Death of Cleopatra, now at the Smithsonian, was crafted by Edmonia Lewis for the 1876 World's Fair. It traveled to Chicago for the Chicago Interstate Industrial Exposition of 1878 where it then ended up at a saloon on Clark Street in Chicago. "Blind John" Condon, owner of the Harlem Racetrack, acquired it as a monument to mark the grave of his favorite horse, Cleopatra.

In front of the grandstand of the Harlem Racetrack – the present-day Forest Park Mall on Roosevelt Road and Desplaines Avenue – stood a tribute to an Egyptian queen, sculpted by Edmonia Lewis: “The Death of Cleopatra.” 

Mary Edmonia Lewis sculpted “Death of Cleopatra” for the 1876 Philadelphia Centennial Exhibition, the first official World’s Fair in the United States, which celebrated the centennial of the signing of the Declaration of Independence. The 5¼ foot marble statue features the African queen at the moment of her death, allegedly from the fatal bite of a venomous asp. The statue was sculpted only a decade after the end of slavery, marked by the close of the Civil War, during the period when “Reconstruction” was failing.  

The two-ton statue came to Chicago and was displayed at the Chicago Interstate Industrial Exposition of 1878 and then later was located outside a saloon on Clark Street in Chicago. From there it was purchased by “Blind John” Condon, owner of the Harlem Racetrack, as a monument to mark the grave of his favorite horse, Cleopatra.  

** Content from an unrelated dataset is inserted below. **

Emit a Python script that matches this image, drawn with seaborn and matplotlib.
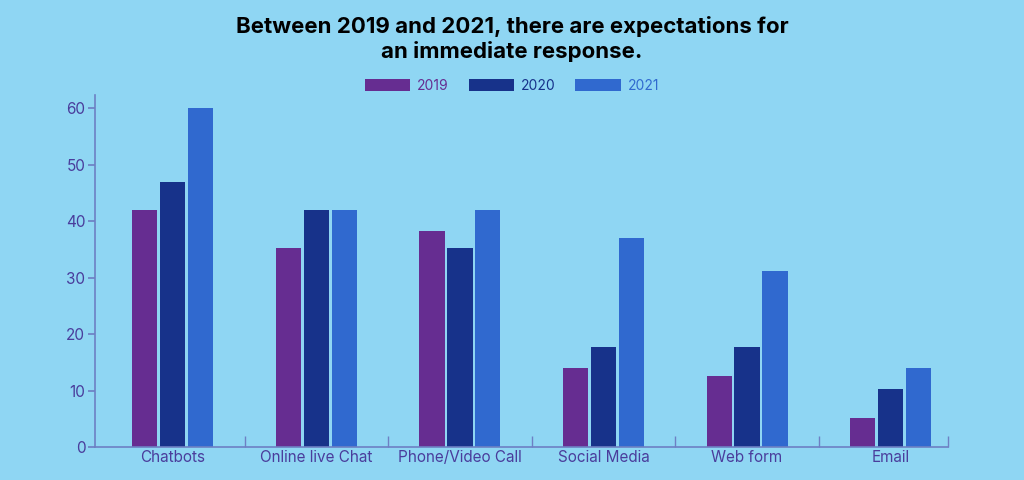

“The Death of Cleopatra” endured hardships – including being painted by Boy Scouts and later scrapped in a salvage yard before it was found in the 1980s. Forest Park Historical Society Director Frank Orland, in conjunction with Forest Park’s Conservation of Sculpture and Objects studio director, Andrezej Dajnowski, and the Smithsonian, restored it to its near-original state after repairing the nose, sandals, hands, chin, and other damaged areas. It is now on display at the Smithsonian Institute in Washington D.C.

Edmonia Lewis, Cleopatra’s creator, was the daughter of an Ojibway woman and a Haitian father. She was the first woman of African American and Native American heritage to achieve international fame as a sculptor. Her work includes themes relating to black people and indigenous people of the Americas in Neoclassical style.   

 And for many years, Forest Park was home to her greatest work.